After a Memorial-day weekend at Shasta Lake, a lake in California, University of Oregon students, including some from UO sororities and fraternities, left behind “garbage” that the recreation staff of Shasta-Trinity National Park were tasked to clean up.
According to the U.S. Forest Service Detailed Public Affairs Specialist Amelia Fleitz, through “normal engagement” cleanup efforts between the public and recreation staff, it was determined that students from both UO and University of California Davis left trash behind.
Fleitz said that staff members were “actively” on Slaughterhouse Island, encouraging “Leave No Trace” ethics and cleanup by providing trash bags to members of the public.
Fleitz said that recreation staff were able to collect 17 bags of items that were above water levels, while items including cups and bottles remain in the lake until water levels drop.
In an email statement to the Daily Emerald, UO spokesperson Eric Howald said that UO is “investigating this event and working with the U.S. Forest Service and our students to remediate the damage and hopefully prevent similar actions in the future.”
Howald also said that the attendance of UO students at Shasta Lake was not a “university-sanctioned or sponsored event,” despite the fact that “many” who attended were from “university-recognized” sororities and fraternities.
Emma Roensch, president of UO Panhellenic Council, a council that oversees each sorority at UO, said that it was “very disappointing” to hear about what was left behind at Shasta Lake, considering how efforts were taken to clean up the lake.
“There was a woman in Alpha Phi chapter that, every single morning, she would wake up and go around the land and collect cans before everyone else woke up,” Roensch said. “There was a bunch of people picking up trash doing their part.”
Roensch said that though UO should be held accountable for what had happened, it would be “unfair” to fully put the blame on UO students when students of UC Davis and UC Santa Barbara were also in attendance.
“We also have to realize that there was two other schools there that did not do their part and stayed there a little bit longer than we did,” Roensch said. “Everyone should be [held accountable] because we were all there.”
According to Roensch, the Panhellenic Council and UO Interfraternity Council are joining forces with each president from the sorority and fraternity life to discuss a plan that will document future cleanups.
“We just had a few meetings on some game plans of how we can document it [cleanup] in the future,” Roensch said. “If we could have people possibly stay [to clean up] or like just a way that we can document everything that we’re doing to let people know that we care…that’s our first goal.”
According to Fleitz, a group of students from UC Davis are in the process of coordinating a day to volunteer with the U.S. Department of Agriculture Forest Service.
When asked whether or not there’s a plan to gather a group of students to volunteer for a cleanup, Roensch said that there is no plan in the works just yet.
“Sustainability is something that we [Panhellenic Council] have been working on all this year and trying to enforce and we do not want to continue what has happened at Shasta [Lake] this past weekend,” she said. “We want to make it just a better environment and a better look on our characters.”
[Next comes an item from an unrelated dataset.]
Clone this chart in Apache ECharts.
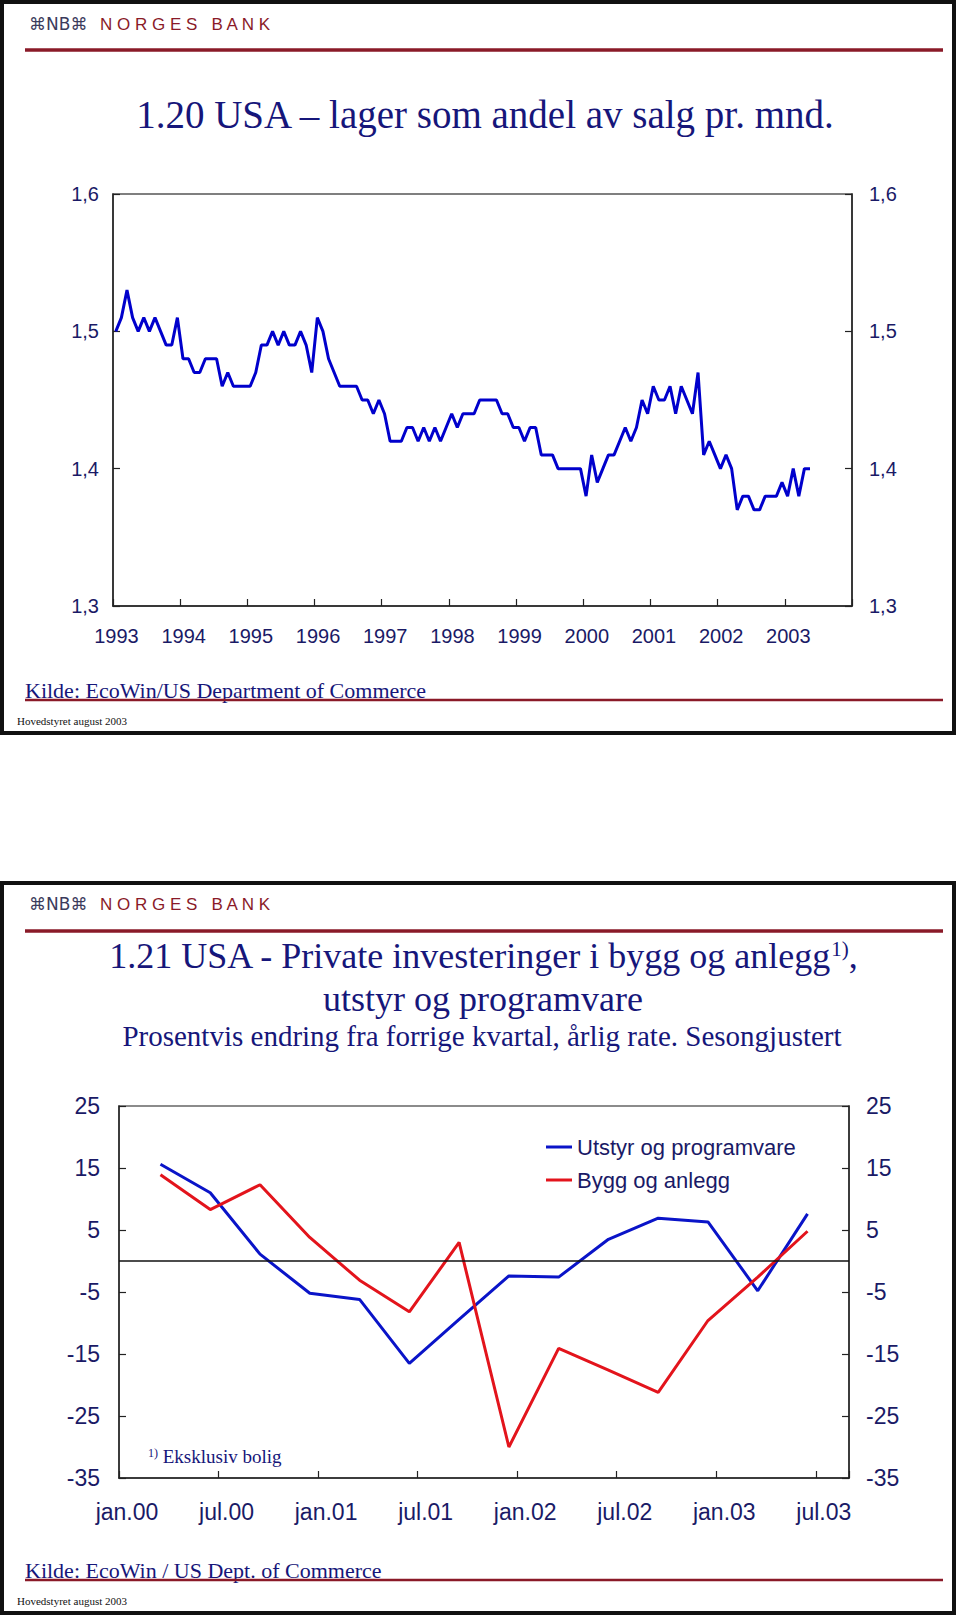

According to Hira Shamsuddin, director of UO Outdoor Program, the point behind the “Leave No Trace” principle is that people leave the outdoor world exactly how they found it.
Shamsuddin also said that the “best thing” that can be done to prevent future incidents of littering is to educate people and hold them accountable for their actions.
“You should always leave a place better than where you found it,” Roensch said.
Howald did not confirm whether the university will take any course of action under the student code of conduct, though “such actions are not always punitive.”
He said that students may assist with clean-up procedures, instead.